• [WHAT YOU ARE ASKED TO DO] Go through the material and write it all out exactly, minus the pictures.

• [RECORDED INFORMATION]
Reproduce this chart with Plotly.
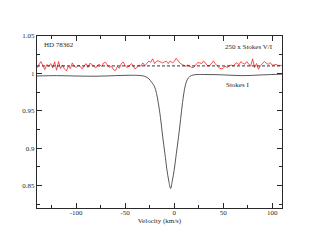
import numpy as np
import plotly.graph_objects as go

# Stokes I profile (velocity km/s, normalized intensity)
I_VEL = [-140, -120, -100, -80, -60, -45, -35, -30, -26, -23, -20.3, -18, -16.3, -14,
         -11.8, -9.5, -7.4, -5.5, -3.6, -2, 0, 2.2, 4.5, 6.5, 8.5, 11.2, 13.5, 16, 20,
         30, 50, 70, 90, 110]
I_VAL = [0.9965, 0.997, 0.9965, 0.9962, 0.997, 0.9975, 0.9972, 0.996, 0.993, 0.988,
         0.983, 0.973, 0.961, 0.941, 0.916, 0.893, 0.871, 0.856, 0.846, 0.856, 0.871,
         0.893, 0.916, 0.938, 0.961, 0.983, 0.992, 0.996, 0.998, 0.9985, 0.998, 0.997,
         0.998, 0.999]

# 250 x Stokes V/I (shifted), sampled every 2 km/s from -140 to 110
V_VEL = list(range(-140, 112, 2))
V_VAL = [1.0073, 1.0113, 1.0158, 1.0104, 1.0051, 1.0118, 1.0096, 1.0131, 1.0073, 1.0154,
         1.0042, 1.0158, 1.0064, 1.0113, 1.0060, 1.0033, 1.0096, 1.0064, 1.0140, 1.0096,
         1.0078, 1.0109, 1.0096, 1.0060, 1.0100, 1.0131, 1.0078, 1.0136, 1.0118, 1.0100,
         1.0073, 1.0113, 1.0118, 1.0091, 1.0140, 1.0149, 1.0104, 1.0082, 1.0096, 1.0051,
         1.0037, 1.0091, 1.0069, 1.0127, 1.0154, 1.0100, 1.0078, 1.0096, 1.0131, 1.0109,
         1.0060, 1.0078, 1.0113, 1.0096, 1.0140, 1.0104, 1.0136, 1.0163, 1.0149, 1.0194,
         1.0131, 1.0163, 1.0167, 1.0158, 1.0140,
         1.0154, 1.0163, 1.0131, 1.0167, 1.0140, 1.0158, 1.0203, 1.0163, 1.0136, 1.0118,
         1.0104, 1.0096, 1.0113, 1.0100, 1.0078, 1.0082, 1.0113, 1.0145, 1.0140, 1.0131,
         1.0167, 1.0127, 1.0104, 1.0100, 1.0131, 1.0167, 1.0127, 1.0096, 1.0073, 1.0060,
         1.0069, 1.0096, 1.0078, 1.0100, 1.0113, 1.0100, 1.0127, 1.0145, 1.0113, 1.0158,
         1.0136, 1.0122, 1.0158, 1.0118, 1.0096, 1.0194, 1.0078, 1.0131, 1.0055, 1.0104,
         1.0131, 1.0158, 1.0136, 1.0122, 1.0145, 1.0109, 1.0113, 1.0122, 1.0104, 1.0109,
         1.0100]
V_ZERO = 1.01

X_TICKS = [-100, -50, 0, 50, 100]
X_LABELS = ["-100", "-50", "0", "50", "100"]
X_MINOR = [-125, -75, -25, 25, 75]
Y_TICKS = [0.85, 0.9, 0.95, 1.0, 1.05]
Y_LABELS = ["0.85", "0.9", "0.95", "1", "1.05"]
Y_MINOR = [0.825, 0.875, 0.925, 0.975, 1.025]

FONT = "Liberation Serif"
INK = "#2a2a2a"

fig = go.Figure()
fig.add_trace(go.Scatter(x=V_VEL, y=V_VAL, mode="lines",
                         line=dict(color="#ff2020", width=0.8), hoverinfo="skip"))
fig.add_trace(go.Scatter(x=I_VEL, y=I_VAL, mode="lines", line_shape="spline",
                         line=dict(color="#444444", width=0.9), hoverinfo="skip"))
fig.add_hline(y=V_ZERO, line=dict(color="#000000", width=0.8, dash="3px,2px"))

axis_common = dict(showline=True, linecolor=INK, linewidth=1, mirror="allticks",
                   ticks="inside", tickcolor=INK, ticklen=5, tickwidth=1,
                   showgrid=False, zeroline=False,
                   tickfont=dict(family=FONT, size=7, color=INK))

fig.update_xaxes(range=[-140, 110], tickmode="array", tickvals=X_TICKS, ticktext=X_LABELS,
                 minor=dict(tickmode="array", tickvals=X_MINOR, ticks="inside",
                            ticklen=3, tickcolor=INK),
                 ticklabelstandoff=-2,
                 title=dict(text="Velocity (km/s)", font=dict(family=FONT, size=7, color=INK),
                            standoff=1),
                 **axis_common)
fig.update_yaxes(range=[0.82, 1.05], tickmode="array", tickvals=Y_TICKS, ticktext=Y_LABELS,
                 minor=dict(tickmode="array", tickvals=Y_MINOR, ticks="inside",
                            ticklen=3, tickcolor=INK),
                 **axis_common)

fig.add_annotation(x=-135, y=1.0375, text="HD 78362", showarrow=False, xanchor="left",
                   font=dict(family=FONT, size=7, color=INK))
fig.add_annotation(x=50, y=1.0355, text="250 x Stokes V/I", showarrow=False, xanchor="left",
                   font=dict(family=FONT, size=7, color=INK))
fig.add_annotation(x=51, y=0.985, text="Stokes I", showarrow=False, xanchor="left",
                   font=dict(family=FONT, size=7, color=INK))

# page body adds an 8px offset; margins compensate so the plot box lands where the reference has it
fig.update_layout(width=317, height=245, margin=dict(l=29, r=43, t=28, b=45),
                  paper_bgcolor="white", plot_bgcolor="white", showlegend=False)

fig.write_html("out.html")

• [COMPLETE ANSWER]
Reproduce this chart with Plotly.
import numpy as np
import plotly.graph_objects as go

# Stokes I profile (velocity km/s, normalized intensity)
I_VEL = [-140, -120, -100, -80, -60, -45, -35, -30, -26, -23, -20.3, -18, -16.3, -14,
         -11.8, -9.5, -7.4, -5.5, -3.6, -2, 0, 2.2, 4.5, 6.5, 8.5, 11.2, 13.5, 16, 20,
         30, 50, 70, 90, 110]
I_VAL = [0.9965, 0.997, 0.9965, 0.9962, 0.997, 0.9975, 0.9972, 0.996, 0.993, 0.988,
         0.983, 0.973, 0.961, 0.941, 0.916, 0.893, 0.871, 0.856, 0.846, 0.856, 0.871,
         0.893, 0.916, 0.938, 0.961, 0.983, 0.992, 0.996, 0.998, 0.9985, 0.998, 0.997,
         0.998, 0.999]

# 250 x Stokes V/I (shifted), sampled every 2 km/s from -140 to 110
V_VEL = list(range(-140, 112, 2))
V_VAL = [1.0073, 1.0113, 1.0158, 1.0104, 1.0051, 1.0118, 1.0096, 1.0131, 1.0073, 1.0154,
         1.0042, 1.0158, 1.0064, 1.0113, 1.0060, 1.0033, 1.0096, 1.0064, 1.0140, 1.0096,
         1.0078, 1.0109, 1.0096, 1.0060, 1.0100, 1.0131, 1.0078, 1.0136, 1.0118, 1.0100,
         1.0073, 1.0113, 1.0118, 1.0091, 1.0140, 1.0149, 1.0104, 1.0082, 1.0096, 1.0051,
         1.0037, 1.0091, 1.0069, 1.0127, 1.0154, 1.0100, 1.0078, 1.0096, 1.0131, 1.0109,
         1.0060, 1.0078, 1.0113, 1.0096, 1.0140, 1.0104, 1.0136, 1.0163, 1.0149, 1.0194,
         1.0131, 1.0163, 1.0167, 1.0158, 1.0140,
         1.0154, 1.0163, 1.0131, 1.0167, 1.0140, 1.0158, 1.0203, 1.0163, 1.0136, 1.0118,
         1.0104, 1.0096, 1.0113, 1.0100, 1.0078, 1.0082, 1.0113, 1.0145, 1.0140, 1.0131,
         1.0167, 1.0127, 1.0104, 1.0100, 1.0131, 1.0167, 1.0127, 1.0096, 1.0073, 1.0060,
         1.0069, 1.0096, 1.0078, 1.0100, 1.0113, 1.0100, 1.0127, 1.0145, 1.0113, 1.0158,
         1.0136, 1.0122, 1.0158, 1.0118, 1.0096, 1.0194, 1.0078, 1.0131, 1.0055, 1.0104,
         1.0131, 1.0158, 1.0136, 1.0122, 1.0145, 1.0109, 1.0113, 1.0122, 1.0104, 1.0109,
         1.0100]
V_ZERO = 1.01

X_TICKS = [-100, -50, 0, 50, 100]
X_LABELS = ["-100", "-50", "0", "50", "100"]
X_MINOR = [-125, -75, -25, 25, 75]
Y_TICKS = [0.85, 0.9, 0.95, 1.0, 1.05]
Y_LABELS = ["0.85", "0.9", "0.95", "1", "1.05"]
Y_MINOR = [0.825, 0.875, 0.925, 0.975, 1.025]

FONT = "Liberation Serif"
INK = "#2a2a2a"

fig = go.Figure()
fig.add_trace(go.Scatter(x=V_VEL, y=V_VAL, mode="lines",
                         line=dict(color="#ff2020", width=0.8), hoverinfo="skip"))
fig.add_trace(go.Scatter(x=I_VEL, y=I_VAL, mode="lines", line_shape="spline",
                         line=dict(color="#444444", width=0.9), hoverinfo="skip"))
fig.add_hline(y=V_ZERO, line=dict(color="#000000", width=0.8, dash="3px,2px"))

axis_common = dict(showline=True, linecolor=INK, linewidth=1, mirror="allticks",
                   ticks="inside", tickcolor=INK, ticklen=5, tickwidth=1,
                   showgrid=False, zeroline=False,
                   tickfont=dict(family=FONT, size=7, color=INK))

fig.update_xaxes(range=[-140, 110], tickmode="array", tickvals=X_TICKS, ticktext=X_LABELS,
                 minor=dict(tickmode="array", tickvals=X_MINOR, ticks="inside",
                            ticklen=3, tickcolor=INK),
                 ticklabelstandoff=-2,
                 title=dict(text="Velocity (km/s)", font=dict(family=FONT, size=7, color=INK),
                            standoff=1),
                 **axis_common)
fig.update_yaxes(range=[0.82, 1.05], tickmode="array", tickvals=Y_TICKS, ticktext=Y_LABELS,
                 minor=dict(tickmode="array", tickvals=Y_MINOR, ticks="inside",
                            ticklen=3, tickcolor=INK),
                 **axis_common)

fig.add_annotation(x=-135, y=1.0375, text="HD 78362", showarrow=False, xanchor="left",
                   font=dict(family=FONT, size=7, color=INK))
fig.add_annotation(x=50, y=1.0355, text="250 x Stokes V/I", showarrow=False, xanchor="left",
                   font=dict(family=FONT, size=7, color=INK))
fig.add_annotation(x=51, y=0.985, text="Stokes I", showarrow=False, xanchor="left",
                   font=dict(family=FONT, size=7, color=INK))

# page body adds an 8px offset; margins compensate so the plot box lands where the reference has it
fig.update_layout(width=317, height=245, margin=dict(l=29, r=43, t=28, b=45),
                  paper_bgcolor="white", plot_bgcolor="white", showlegend=False)

fig.write_html("out.html")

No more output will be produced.